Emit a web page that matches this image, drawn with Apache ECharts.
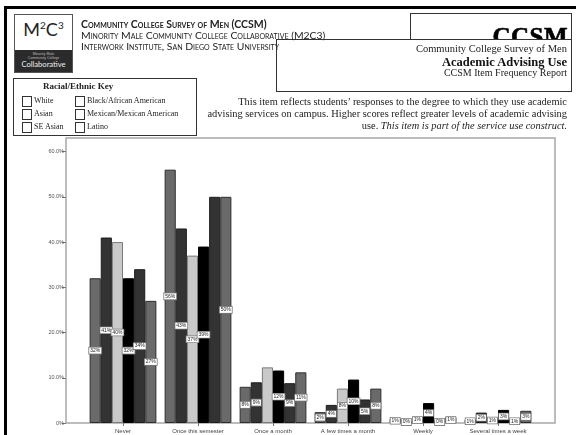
<!DOCTYPE html>
<html>
<head>
<meta charset="utf-8">
<script src="https://cdn.jsdelivr.net/npm/echarts@6/dist/echarts.min.js"></script>
<style>
  html, body { margin: 0; padding: 0; background: #fff; }
  #page { position: relative; width: 576px; height: 435px; overflow: hidden; background: #fff; }
  #chart { position: absolute; left: 0; top: 0; width: 576px; height: 435px; }
  .abs { position: absolute; white-space: nowrap; }
  .bar-left { left: 4px; top: 6px; width: 3px; height: 429px; background: #000; }
  .bar-top { left: 4px; top: 6px; width: 572px; height: 3px; background: #000; }
  .logo { left: 14px; top: 14px; width: 57px; height: 57px; border: 1px solid #555; background: #fff; overflow: hidden; }
  .logo .mark { position: absolute; left: 0; top: 3px; width: 57px; text-align: center; font: 18px Lato, "Open Sans", sans-serif; color: #222; }
  .logo .mark sup { font-size: 10px; vertical-align: 7px; line-height: 0; }
  .logo .foot { position: absolute; left: 0; top: 35px; width: 57px; height: 22px; background: #2b2b2b; text-align: center; color: #bbb; }
  .logo .s1 { font: 3.6px "Liberation Sans", sans-serif; line-height: 4.2px; padding-top: 2px; }
  .logo .s2 { font: 7.6px Lato, "Open Sans", sans-serif; color: #eee; line-height: 9px; }
  .hd { left: 81px; font-family: Lato, "Open Sans", sans-serif; font-variant: small-caps; color: #222; }
  .h1 { top: 18px; font-size: 10.5px; font-weight: bold; }
  .h2 { top: 28.5px; font-size: 10.4px; }
  .h3 { top: 40px; font-size: 10.4px; }
  .box1 { left: 410px; top: 12.5px; width: 160px; height: 26px; border: 1px solid #333; border-bottom: none; overflow: hidden; }
  .box1 .big { position: absolute; right: 3px; top: 9px; font: bold 25px "Liberation Serif", "DejaVu Serif", serif; color: #000; letter-spacing: 0.5px; -webkit-text-stroke: 0.6px #000; }
  .box2 { left: 276px; top: 38.8px; width: 294px; height: 51px; border: 1px solid #333; }
  .serif { font-family: "Liberation Serif", "DejaVu Serif", serif; color: #222; }
  .r { right: 9px; text-align: right; }
  .t1 { top: 43px; font-size: 10.5px; }
  .t2 { top: 54.5px; font-size: 12.5px; font-weight: bold; color: #111; }
  .t3 { top: 67px; font-size: 10px; }
  .key { left: 13px; top: 78px; width: 182px; height: 56px; border: 1px solid #333; }
  .key .title { position: absolute; left: 29px; top: 2px; font-size: 9px; font-weight: bold; }
  .cb { position: absolute; width: 8px; height: 9px; border: 1px solid #333; background: #fff; }
  .kl { position: absolute; font-size: 8px; }
  .desc { font-size: 10.4px; right: 9px; text-align: right; }
</style>
</head>
<body>
<div id="page">
  <div id="chart"></div>

  <div class="abs bar-left"></div>
  <div class="abs bar-top"></div>

  <div class="abs logo">
    <div class="mark">M<sup>2</sup>C<sup>3</sup></div>
    <div class="foot">
      <div class="s1">Minority Male<br>Community College</div>
      <div class="s2">Collaborative</div>
    </div>
  </div>

  <div class="abs hd h1">Community College Survey of Men (CCSM)</div>
  <div class="abs hd h2">Minority Male Community College Collaborative (M2C3)</div>
  <div class="abs hd h3">Interwork Institute, San Diego State University</div>

  <div class="abs box1"><div class="big">CCSM</div></div>
  <div class="abs box2"></div>
  <div class="abs serif r t1">Community College Survey of Men</div>
  <div class="abs serif r t2">Academic Advising Use</div>
  <div class="abs serif r t3">CCSM Item Frequency Report</div>

  <div class="abs key serif">
    <div class="title">Racial/Ethnic Key</div>
    <div class="cb" style="left:8px;top:17px"></div><div class="kl" style="left:20px;top:17px">White</div>
    <div class="cb" style="left:8px;top:30px"></div><div class="kl" style="left:20px;top:30px">Asian</div>
    <div class="cb" style="left:8px;top:43px"></div><div class="kl" style="left:20px;top:43px">SE Asian</div>
    <div class="cb" style="left:61px;top:17px"></div><div class="kl" style="left:73px;top:17px">Black/African American</div>
    <div class="cb" style="left:61px;top:30px"></div><div class="kl" style="left:73px;top:30px">Mexican/Mexican American</div>
    <div class="cb" style="left:61px;top:43px"></div><div class="kl" style="left:73px;top:43px">Latino</div>
  </div>

  <div class="abs serif desc" style="top:96px">This item reflects students’ responses to the degree to which they use academic</div>
  <div class="abs serif desc" style="top:108px">advising services on campus. Higher scores reflect greater levels of academic advising</div>
  <div class="abs serif desc" style="top:120px">use. <i>This item is part of the service use construct.</i></div>
</div>

<script>
// Response categories along the x axis
const categories = ['Never', 'Once this semester', 'Once a month', 'A few times a month', 'Weekly', 'Several times a week'];

// Percent of respondents per group, one value per category
const white   = [32, 56, 8,    2.4, 1.0, 0.8];
const asian   = [41, 43, 9,    4.0, 0.4, 2.3];
const seAsian = [40, 37, 12.3, 7.6, 1.3, 1.1];
const black   = [32, 39, 11.6, 9.6, 4.4, 2.9];
const mexican = [34, 50, 8.8,  5.2, 0.4, 0.8];
const latino  = [27, 50, 11.2, 7.6, 1.3, 2.7];

// Value axis ticks (percent)
const yTicks = [0, 10, 20, 30, 40, 50, 60];

const groups = [
  { name: 'White', values: white, color: '#6a6a6a', border: '#2e2e2e', noLabel: [] },
  { name: 'Asian', values: asian, color: '#333333', border: '#1e1e1e', noLabel: [] },
  { name: 'SE Asian', values: seAsian, color: '#c9c9c9', border: '#7a7a7a', noLabel: [2] },
  { name: 'Black/African American', values: black, color: '#000000', border: '#000000', noLabel: [] },
  { name: 'Mexican/Mexican American', values: mexican, color: '#333333', border: '#1e1e1e', noLabel: [1] },
  { name: 'Latino', values: latino, color: '#6a6a6a', border: '#2e2e2e', noLabel: [] }
];

const yMax = 63;

const series = groups.map(g => ({
  name: g.name,
  type: 'bar',
  xAxisIndex: 1,
  yAxisIndex: 1,
  barGap: '0%',
  barCategoryGap: '11%',
  itemStyle: { color: g.color, borderColor: g.border, borderWidth: 1 },
  label: {
    show: true,
    position: 'inside',
    formatter: p => Math.round(p.value) + '%',
    fontSize: 5,
    fontFamily: 'Liberation Sans, Arial, sans-serif',
    color: '#222',
    backgroundColor: '#fff',
    borderColor: '#777',
    borderWidth: 0.8,
    padding: [1, 1, 0, 1]
  },
  data: g.values.map((v, i) => g.noLabel.includes(i) ? { value: v, label: { show: false } } : v)
}));

const chart = echarts.init(document.getElementById('chart'), null, { renderer: 'canvas' });
chart.setOption({
  animation: false,
  backgroundColor: 'transparent',
  grid: [
    { left: 66, top: 138, width: 489, height: 285, show: true, borderColor: '#a8a8a8', borderWidth: 1.5, backgroundColor: 'transparent' },
    { left: 85.5, top: 138, width: 450, height: 285 }
  ],
  xAxis: [
    { gridIndex: 0, type: 'category', data: [], show: false },
    {
      gridIndex: 1,
      type: 'category',
      data: categories,
      axisLine: { show: false },
      axisTick: { show: true, alignWithLabel: true, length: 3, lineStyle: { color: '#777' } },
      axisLabel: { interval: 0, fontSize: 6, color: '#444', margin: 5, fontFamily: 'Liberation Sans, Arial, sans-serif' }
    }
  ],
  yAxis: [
    {
      gridIndex: 0,
      type: 'value',
      min: yTicks[0],
      max: yMax,
      interval: 10,
      axisLine: { show: false },
      splitLine: { show: false },
      axisTick: { show: true, length: 4, lineStyle: { color: '#777' } },
      axisLabel: {
        showMaxLabel: false,
        fontSize: 5.5,
        color: '#555',
        margin: 2,
        fontFamily: 'Liberation Sans, Arial, sans-serif',
        formatter: v => yTicks.includes(v) ? (v === 0 ? '0%' : v.toFixed(1) + '%') : ''
      }
    },
    { gridIndex: 1, type: 'value', min: yTicks[0], max: yMax, show: false }
  ],
  series: series
});
</script>
</body>
</html>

● ● ● ● ● ● ●

● **Task objective**
Scan the listing above. Gather each line that contains the word "page".

● **The output**
Emit a web page that matches this image, drawn with Apache ECharts.
  #page { position: relative; width: 576px; height: 435px; overflow: hidden; background: #fff; }
<div id="page">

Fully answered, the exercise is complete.